AIM: Please return exactly the run of lines that begins with the line containing "Rebuild this chart" and ends with the line containing "280, 279.5, 279, 278.5, 278]", pictures excluded.
[START]
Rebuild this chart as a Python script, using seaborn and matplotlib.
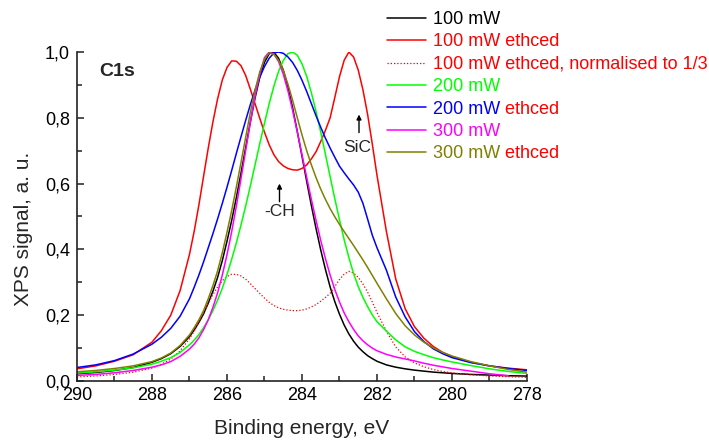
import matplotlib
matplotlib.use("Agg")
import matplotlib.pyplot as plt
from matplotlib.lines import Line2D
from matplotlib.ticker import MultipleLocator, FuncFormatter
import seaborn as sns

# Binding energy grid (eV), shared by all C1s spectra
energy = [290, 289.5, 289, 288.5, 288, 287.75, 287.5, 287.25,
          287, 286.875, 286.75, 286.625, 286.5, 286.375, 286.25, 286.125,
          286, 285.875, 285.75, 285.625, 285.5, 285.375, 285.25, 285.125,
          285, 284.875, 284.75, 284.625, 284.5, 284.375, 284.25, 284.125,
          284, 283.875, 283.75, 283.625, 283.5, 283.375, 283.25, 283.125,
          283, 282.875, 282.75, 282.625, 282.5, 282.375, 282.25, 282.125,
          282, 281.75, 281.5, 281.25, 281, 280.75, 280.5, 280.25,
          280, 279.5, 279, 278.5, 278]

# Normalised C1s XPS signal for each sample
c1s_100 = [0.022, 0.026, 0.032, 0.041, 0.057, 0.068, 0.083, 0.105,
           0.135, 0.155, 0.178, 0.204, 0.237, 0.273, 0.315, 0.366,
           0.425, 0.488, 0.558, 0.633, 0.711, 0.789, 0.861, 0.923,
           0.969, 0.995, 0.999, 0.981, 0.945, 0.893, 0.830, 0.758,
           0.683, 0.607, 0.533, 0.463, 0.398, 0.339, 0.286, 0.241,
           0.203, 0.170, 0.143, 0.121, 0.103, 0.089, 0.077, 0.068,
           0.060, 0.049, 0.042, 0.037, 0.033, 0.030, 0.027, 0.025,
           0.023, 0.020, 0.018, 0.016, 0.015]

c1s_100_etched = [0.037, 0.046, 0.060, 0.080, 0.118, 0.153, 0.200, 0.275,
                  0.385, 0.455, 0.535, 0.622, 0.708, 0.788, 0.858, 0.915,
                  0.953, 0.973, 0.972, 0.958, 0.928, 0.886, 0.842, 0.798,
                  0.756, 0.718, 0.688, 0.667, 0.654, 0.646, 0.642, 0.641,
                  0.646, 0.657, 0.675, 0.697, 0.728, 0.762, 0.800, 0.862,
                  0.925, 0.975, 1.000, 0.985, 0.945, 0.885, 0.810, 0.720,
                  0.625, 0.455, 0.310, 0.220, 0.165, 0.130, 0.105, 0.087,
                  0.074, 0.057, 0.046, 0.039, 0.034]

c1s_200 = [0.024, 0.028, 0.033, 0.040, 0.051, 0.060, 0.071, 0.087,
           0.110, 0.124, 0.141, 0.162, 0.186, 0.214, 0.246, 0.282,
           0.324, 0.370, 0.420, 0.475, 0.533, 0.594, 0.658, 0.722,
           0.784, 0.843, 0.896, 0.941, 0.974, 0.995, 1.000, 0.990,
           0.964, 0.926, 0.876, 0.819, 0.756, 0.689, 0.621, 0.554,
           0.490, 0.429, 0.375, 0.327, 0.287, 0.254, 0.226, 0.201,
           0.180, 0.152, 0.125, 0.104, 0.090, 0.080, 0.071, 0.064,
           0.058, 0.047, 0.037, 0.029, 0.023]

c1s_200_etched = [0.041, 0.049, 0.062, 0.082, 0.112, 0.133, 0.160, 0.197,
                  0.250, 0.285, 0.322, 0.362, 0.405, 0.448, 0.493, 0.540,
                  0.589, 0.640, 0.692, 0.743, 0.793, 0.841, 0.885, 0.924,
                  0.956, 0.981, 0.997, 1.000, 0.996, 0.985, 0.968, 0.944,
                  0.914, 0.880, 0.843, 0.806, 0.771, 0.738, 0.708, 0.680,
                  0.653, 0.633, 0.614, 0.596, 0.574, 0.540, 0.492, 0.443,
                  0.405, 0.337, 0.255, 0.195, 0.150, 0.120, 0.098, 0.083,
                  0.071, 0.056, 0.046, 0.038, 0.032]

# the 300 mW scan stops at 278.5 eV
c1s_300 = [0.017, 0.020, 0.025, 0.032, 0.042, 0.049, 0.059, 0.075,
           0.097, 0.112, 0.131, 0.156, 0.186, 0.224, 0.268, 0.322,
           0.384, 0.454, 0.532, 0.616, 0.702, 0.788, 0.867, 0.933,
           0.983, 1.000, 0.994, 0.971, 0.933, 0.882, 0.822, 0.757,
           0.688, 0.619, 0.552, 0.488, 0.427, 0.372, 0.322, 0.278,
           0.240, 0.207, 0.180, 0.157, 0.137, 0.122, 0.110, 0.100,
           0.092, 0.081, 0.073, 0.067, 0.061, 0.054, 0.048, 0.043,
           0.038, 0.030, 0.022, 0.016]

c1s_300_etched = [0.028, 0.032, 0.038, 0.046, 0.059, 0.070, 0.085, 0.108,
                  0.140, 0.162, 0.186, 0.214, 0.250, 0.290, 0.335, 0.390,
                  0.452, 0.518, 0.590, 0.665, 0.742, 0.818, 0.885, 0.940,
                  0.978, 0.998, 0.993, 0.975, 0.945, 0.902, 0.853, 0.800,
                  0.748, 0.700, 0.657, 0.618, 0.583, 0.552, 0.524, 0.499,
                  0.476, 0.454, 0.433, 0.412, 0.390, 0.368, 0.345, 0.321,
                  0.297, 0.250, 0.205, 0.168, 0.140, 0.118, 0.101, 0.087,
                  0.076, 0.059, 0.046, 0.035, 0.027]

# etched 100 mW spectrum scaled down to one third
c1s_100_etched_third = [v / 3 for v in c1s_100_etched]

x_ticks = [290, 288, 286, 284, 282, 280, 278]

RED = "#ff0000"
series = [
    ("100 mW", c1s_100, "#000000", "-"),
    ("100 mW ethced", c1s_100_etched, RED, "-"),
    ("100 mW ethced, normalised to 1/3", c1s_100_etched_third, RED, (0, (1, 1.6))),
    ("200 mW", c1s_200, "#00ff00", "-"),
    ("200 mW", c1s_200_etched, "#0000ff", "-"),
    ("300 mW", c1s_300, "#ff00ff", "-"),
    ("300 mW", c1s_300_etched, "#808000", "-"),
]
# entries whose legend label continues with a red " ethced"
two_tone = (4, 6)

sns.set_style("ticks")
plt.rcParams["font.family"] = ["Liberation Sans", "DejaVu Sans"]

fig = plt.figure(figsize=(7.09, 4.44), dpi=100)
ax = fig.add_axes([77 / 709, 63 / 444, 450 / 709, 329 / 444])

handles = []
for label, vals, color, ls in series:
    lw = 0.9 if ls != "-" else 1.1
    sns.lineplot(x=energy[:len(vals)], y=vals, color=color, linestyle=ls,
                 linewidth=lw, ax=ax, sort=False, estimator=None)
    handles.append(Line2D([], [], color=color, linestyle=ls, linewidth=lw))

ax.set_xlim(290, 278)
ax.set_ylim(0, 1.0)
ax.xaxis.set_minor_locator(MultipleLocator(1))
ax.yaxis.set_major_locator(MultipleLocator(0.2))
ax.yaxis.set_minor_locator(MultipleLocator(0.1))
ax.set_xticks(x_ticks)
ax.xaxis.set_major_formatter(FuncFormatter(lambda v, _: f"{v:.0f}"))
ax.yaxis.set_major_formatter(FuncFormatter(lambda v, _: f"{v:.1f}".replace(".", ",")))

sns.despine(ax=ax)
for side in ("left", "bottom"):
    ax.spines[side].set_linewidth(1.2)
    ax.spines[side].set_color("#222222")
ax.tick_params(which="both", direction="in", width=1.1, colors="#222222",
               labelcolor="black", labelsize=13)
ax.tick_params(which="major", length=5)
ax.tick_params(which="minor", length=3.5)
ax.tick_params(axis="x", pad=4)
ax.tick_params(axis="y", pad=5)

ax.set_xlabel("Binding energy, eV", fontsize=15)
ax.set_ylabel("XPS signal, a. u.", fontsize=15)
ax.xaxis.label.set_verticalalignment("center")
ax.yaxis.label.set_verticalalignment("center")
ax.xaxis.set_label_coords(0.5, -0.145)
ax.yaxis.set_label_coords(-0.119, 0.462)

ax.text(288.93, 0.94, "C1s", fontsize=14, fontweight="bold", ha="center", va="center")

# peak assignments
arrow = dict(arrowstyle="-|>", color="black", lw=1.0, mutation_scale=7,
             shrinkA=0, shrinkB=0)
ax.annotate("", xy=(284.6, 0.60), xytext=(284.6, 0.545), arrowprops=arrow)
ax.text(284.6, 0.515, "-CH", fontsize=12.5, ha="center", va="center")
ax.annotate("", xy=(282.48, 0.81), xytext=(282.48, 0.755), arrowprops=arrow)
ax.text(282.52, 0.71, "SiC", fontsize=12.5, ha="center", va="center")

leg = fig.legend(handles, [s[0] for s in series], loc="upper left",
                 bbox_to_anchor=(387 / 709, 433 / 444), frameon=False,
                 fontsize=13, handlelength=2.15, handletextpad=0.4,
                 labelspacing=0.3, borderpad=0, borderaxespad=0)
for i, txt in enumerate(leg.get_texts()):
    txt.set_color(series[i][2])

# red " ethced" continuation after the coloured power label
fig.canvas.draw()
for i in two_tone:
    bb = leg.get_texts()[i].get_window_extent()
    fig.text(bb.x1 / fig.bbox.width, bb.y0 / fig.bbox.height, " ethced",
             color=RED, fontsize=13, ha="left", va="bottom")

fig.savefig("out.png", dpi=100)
[END]
[START]
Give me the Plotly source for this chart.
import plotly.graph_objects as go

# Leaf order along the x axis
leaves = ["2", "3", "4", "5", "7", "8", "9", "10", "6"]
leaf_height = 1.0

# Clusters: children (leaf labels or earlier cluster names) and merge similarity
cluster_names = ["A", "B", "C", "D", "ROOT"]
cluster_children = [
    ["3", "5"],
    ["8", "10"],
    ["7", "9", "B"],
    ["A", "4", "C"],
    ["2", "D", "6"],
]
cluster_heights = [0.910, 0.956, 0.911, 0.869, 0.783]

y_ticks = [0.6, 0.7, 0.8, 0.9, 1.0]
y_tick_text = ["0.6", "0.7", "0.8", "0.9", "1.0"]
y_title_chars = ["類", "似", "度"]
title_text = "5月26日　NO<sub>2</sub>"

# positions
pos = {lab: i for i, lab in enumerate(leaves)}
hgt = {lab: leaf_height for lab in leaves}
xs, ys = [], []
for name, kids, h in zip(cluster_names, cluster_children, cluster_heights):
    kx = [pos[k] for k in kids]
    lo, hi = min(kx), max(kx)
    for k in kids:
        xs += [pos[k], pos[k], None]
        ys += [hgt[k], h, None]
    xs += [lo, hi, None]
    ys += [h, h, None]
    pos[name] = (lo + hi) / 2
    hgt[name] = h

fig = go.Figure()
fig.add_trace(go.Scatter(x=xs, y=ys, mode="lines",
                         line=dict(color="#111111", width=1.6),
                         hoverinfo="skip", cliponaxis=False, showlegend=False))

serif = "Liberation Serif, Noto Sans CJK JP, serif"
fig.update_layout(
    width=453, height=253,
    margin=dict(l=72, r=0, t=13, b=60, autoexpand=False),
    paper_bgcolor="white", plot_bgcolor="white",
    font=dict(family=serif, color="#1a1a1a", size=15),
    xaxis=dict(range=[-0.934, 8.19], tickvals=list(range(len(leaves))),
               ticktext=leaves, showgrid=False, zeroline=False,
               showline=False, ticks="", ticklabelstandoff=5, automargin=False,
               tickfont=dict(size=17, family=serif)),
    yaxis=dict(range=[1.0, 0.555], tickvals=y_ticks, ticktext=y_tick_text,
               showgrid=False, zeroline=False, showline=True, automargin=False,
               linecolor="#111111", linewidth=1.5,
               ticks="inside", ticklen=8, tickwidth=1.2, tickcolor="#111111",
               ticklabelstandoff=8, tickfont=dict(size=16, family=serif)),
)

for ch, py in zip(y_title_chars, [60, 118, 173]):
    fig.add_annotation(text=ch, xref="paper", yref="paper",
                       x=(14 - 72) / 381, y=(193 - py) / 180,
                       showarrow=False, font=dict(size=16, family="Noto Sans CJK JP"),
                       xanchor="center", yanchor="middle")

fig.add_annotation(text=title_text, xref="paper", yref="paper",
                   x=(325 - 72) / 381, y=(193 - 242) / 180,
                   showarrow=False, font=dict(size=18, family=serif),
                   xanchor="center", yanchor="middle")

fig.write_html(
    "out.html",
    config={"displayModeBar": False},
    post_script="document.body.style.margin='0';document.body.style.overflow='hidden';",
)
[END]
WRITTEN ANSWER:
Rebuild this chart as a Python script, using seaborn and matplotlib.
import matplotlib
matplotlib.use("Agg")
import matplotlib.pyplot as plt
from matplotlib.lines import Line2D
from matplotlib.ticker import MultipleLocator, FuncFormatter
import seaborn as sns

# Binding energy grid (eV), shared by all C1s spectra
energy = [290, 289.5, 289, 288.5, 288, 287.75, 287.5, 287.25,
          287, 286.875, 286.75, 286.625, 286.5, 286.375, 286.25, 286.125,
          286, 285.875, 285.75, 285.625, 285.5, 285.375, 285.25, 285.125,
          285, 284.875, 284.75, 284.625, 284.5, 284.375, 284.25, 284.125,
          284, 283.875, 283.75, 283.625, 283.5, 283.375, 283.25, 283.125,
          283, 282.875, 282.75, 282.625, 282.5, 282.375, 282.25, 282.125,
          282, 281.75, 281.5, 281.25, 281, 280.75, 280.5, 280.25,
          280, 279.5, 279, 278.5, 278]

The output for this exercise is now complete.